In the end, dissent was negligible, just as Xi Jinping likes it. Sunday’s vote to remove term limits from the Chinese presidency, thus allowing the incumbent Xi to rule beyond his erstwhile 2023 retirement date — and possibly for life — was passed by 2,958 votes in favor, with just two against and three abstentions.
The final tally at China’s National People’s Congress annual parliament at Beijing’s Great Hall of the People was hardly surprising. Xi has spent his first term purging the ruling Chinese Communist Party (CCP) of any faction that challenged his omnipotence, while dialing up censorship, amassing more than a dozen separate leadership roles and assembling a budding cult of personality.
“The great dream of national rejuvenation encourages us to keep striving,” NPC Chairman Zhang Dejiang told delegates after the vote, urging them to “thoroughly study and apply Xi Jinping Thought … and realize the Chinese Dream.”
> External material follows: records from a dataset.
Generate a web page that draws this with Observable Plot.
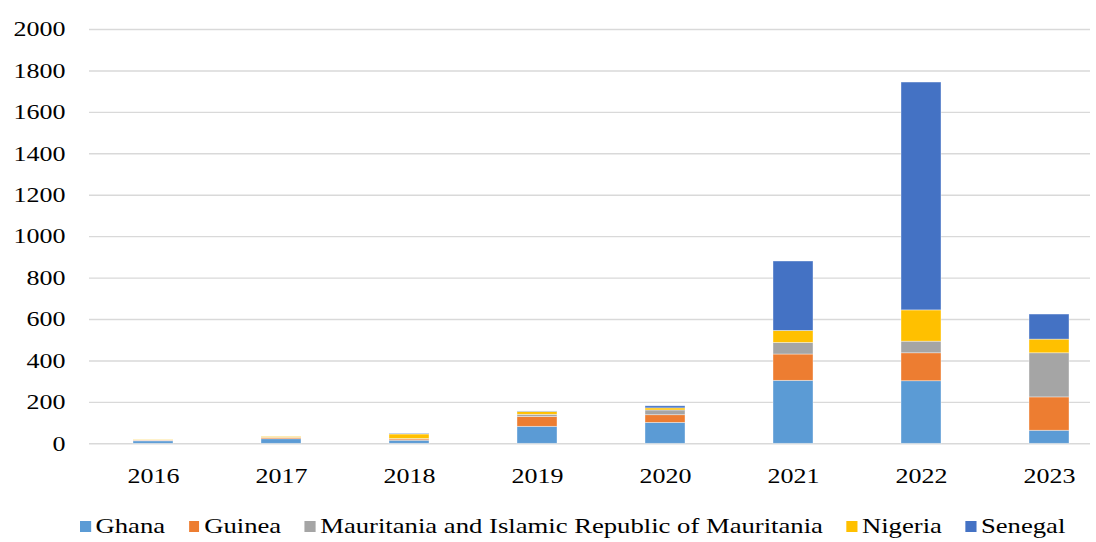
<!DOCTYPE html>
<html>
<head>
<meta charset="utf-8">
<script src="https://cdn.jsdelivr.net/npm/d3@7"></script>
<script src="https://cdn.jsdelivr.net/npm/@observablehq/plot@0.6"></script>
<style>
  html, body { margin: 0; padding: 0; background: #fff; }
  #wrap { position: relative; width: 1096px; height: 542px; overflow: hidden; font-family: "Liberation Serif", "Times New Roman", serif; }
  #legend { position: absolute; left: 80px; top: 511px; height: 30px; line-height: 30px; white-space: nowrap;
            font-size: 21.5px; color: #000; transform: scaleX(1.24); transform-origin: left center; display: flex; align-items: center; }
  .item { display: flex; align-items: center; margin-right: 19px; }
  .sw { width: 8.5px; height: 11px; margin-right: 4px; display: inline-block; }
</style>
</head>
<body>
<div id="wrap">
  <div id="chart"></div>
  <div id="legend"></div>
</div>
<script>
// Years on the x axis
const years = ["2016", "2017", "2018", "2019", "2020", "2021", "2022", "2023"];

// Series, in stacking order from the bottom up
const countries = ["Ghana", "Guinea", "Mauritania and Islamic Republic of Mauritania", "Nigeria", "Senegal"];
const colors = ["#5B9BD5", "#ED7D31", "#A5A5A5", "#FFC000", "#4472C4"];

const ghana      = [12, 22, 15, 82, 101, 304, 302, 63];
const guinea     = [3, 6, 6, 47, 37, 127, 135, 161];
const mauritania = [1, 1, 2, 11, 23, 56, 56, 213];
const nigeria    = [2, 4, 22, 14, 10, 58, 151, 66];
const senegal    = [0, 0, 3, 2, 10, 335, 1100, 121];

// Y axis tick values
const yTicks = [0, 200, 400, 600, 800, 1000, 1200, 1400, 1600, 1800, 2000];

const seriesValues = [ghana, guinea, mauritania, nigeria, senegal];
const rows = [];
years.forEach((year, i) => {
  countries.forEach((country, j) => {
    rows.push({ year, country, value: seriesValues[j][i] });
  });
});

const chart = Plot.plot({
  width: 1096,
  height: 500,
  marginLeft: 89,
  marginRight: 6,
  marginTop: 29,
  marginBottom: 56.7,
  style: { fontFamily: "'Liberation Serif', 'Times New Roman', serif", fontSize: "21px", color: "#000", background: "white", overflow: "visible" },
  x: { type: "band", domain: years, range: [89, 1113], paddingInner: 0.6875, paddingOuter: 0.34375, label: null, tickSize: 0, tickPadding: 24 },
  y: { domain: [0, 2000], ticks: yTicks, tickFormat: "d", label: null, tickSize: 0, tickPadding: 24 },
  color: { domain: countries, range: colors },
  marks: [
    Plot.ruleY(yTicks, { stroke: "#d9d9d9", strokeWidth: 1.4 }),
    Plot.barY(rows, { x: "year", y: "value", fill: "country", order: countries, stroke: "white", strokeWidth: 0.75, strokeOpacity: 0.5 })
  ]
});

// Widen the tick label glyphs horizontally around their anchors
chart.querySelectorAll("text").forEach(t => {
  const x = parseFloat(t.getAttribute("x") || 0) || 0;
  const tr = t.getAttribute("transform") || "";
  t.setAttribute("transform", `${tr} translate(${x},0) scale(1.24,1) translate(${-x},0)`.trim());
});

document.getElementById("chart").appendChild(chart);

// Legend
const legend = document.getElementById("legend");
countries.forEach((c, i) => {
  const item = document.createElement("span");
  item.className = "item";
  const sw = document.createElement("span");
  sw.className = "sw";
  sw.style.background = colors[i];
  const label = document.createElement("span");
  label.textContent = c;
  item.appendChild(sw);
  item.appendChild(label);
  legend.appendChild(item);
});
</script>
</body>
</html>
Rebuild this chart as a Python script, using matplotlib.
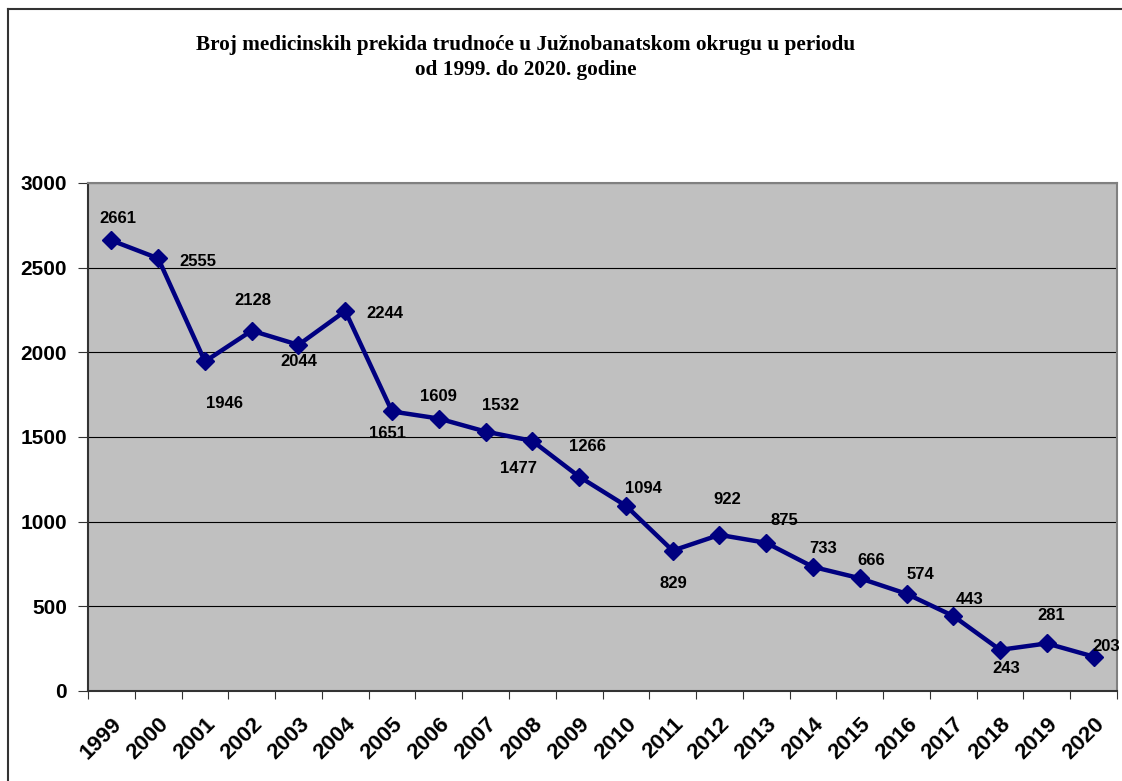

But China’s return to strongman politics dredges up dark memories of the nation’s tribulations under Mao Zedong, whose ill-fated Great Leap Forward and Cultural Revolution cost tens of millions of lives. With reverence for Xi a necessary condition for career advancement, there’s very little incentive to voice differing opinions, with the lack of vigorous policy debate a real worry for continued good governance. Today, this has possibly calamitous consequences far from China’s borders given the world’s number two economy remains the single largest contributor to global GDP growth.
Read More: China’s Lurch Toward One-Man Rule Under Xi Jinping Should Worry Us All
“There was more opposition in Mao’s time than today,” says Professor Kerry Brown, director of the Lau China Institute at King’s College, London, and author of CEO, China: The Rise of Xi Jinping. “It’s kind of bizarre because the consequences of opposing then were so high but people still did it. And now you’ve got almost complete silence.”
Not least because since Xi’s eponymous political thought was added to the constitution, challenging him could be construed as treasonous. But the question remains why the 64-year-old princeling believes centralizing power is now necessary, despite the very real risk of rekindling secession crises and sycophancy that reformer Deng Xiaoping guarded against by diffusing power in the 1982 constitution.
One likely reason is that as Xi’s immediate predecessors — Jiang Zemin and then Hu Jintao — increased the space for policy debate, this also led to factional politics and venal cliques that presented an existential challenge for the party. Xi’s targeted anti-corruption campaign has both restored public faith in the CCP and united it behind the totem of his leadership.
“It’s committing political and career suicide and risking financial ruin for anybody to actually oppose Xi,” says Professor Steve Tsang, director of SOAS China Institute at the University of London.
Although this risks making the party more brittle, Xi can call on plenty of evidence to justify centralizing power. The fall of the Soviet Union has long troubled the CCP hierarchy, but the more recent bedlam that followed the ousting of autocratic regimes during the Arab Spring, as well as the 2008 financial crisis and liberal democracy’s recent floundering everywhere, have no doubt catalyzed China’s ideological tightening.
“Donald Trump in particular has made people think: ‘Wow, this is a really unstable and unpredictable world where there might well be a trade war, and we need stable, predictable leadership in China to be able to deal with this,’” says Brown.
Dissent among the Chinese populace has been more prevalent that the NPC vote indicates, though, highlighted by a flurry of censorship for even vague references to the constitutional amendment, including cartoon memes of Winnie the Pooh (a longtime allegory for the portly Xi.) Although only a handful of public figures have voiced discontent openly, Li Datong, a prominent retired state newspaper editor, caused a stir by posting an open letter that pointedly warned: “This could destroy China and the Chinese people.”
It may ultimately bode ill for Xi also. For while Mao’s authority owed much to reverence for his revolutionary exploits, and Deng’s leadership was rooted in fatherly admiration, Xi “is much more, if you like, feared,” says Tsang.
But if cadres only obey Xi because they have no other choice, nobody knows how he will be treated once out of office. Until Xi’s anti-graft campaign, officials who’d served on nation’s apex Politburo Standing Committee (PSC) were assured a safe retirement. But then Xi purged former PSC member Zhou Yongkang, the former head of China’s security services, who was convicted of bribery, abuse of power and leaking state secrets in 2015. By ripping up that orthodoxy and countless others, Xi might be forced to rule for life even if he has no desire to.
“Xi has already created a lot of enemies,” adds Tsang. “Can he be sure that after he has retired — after three, four terms of office — that he and his family will be left alone?”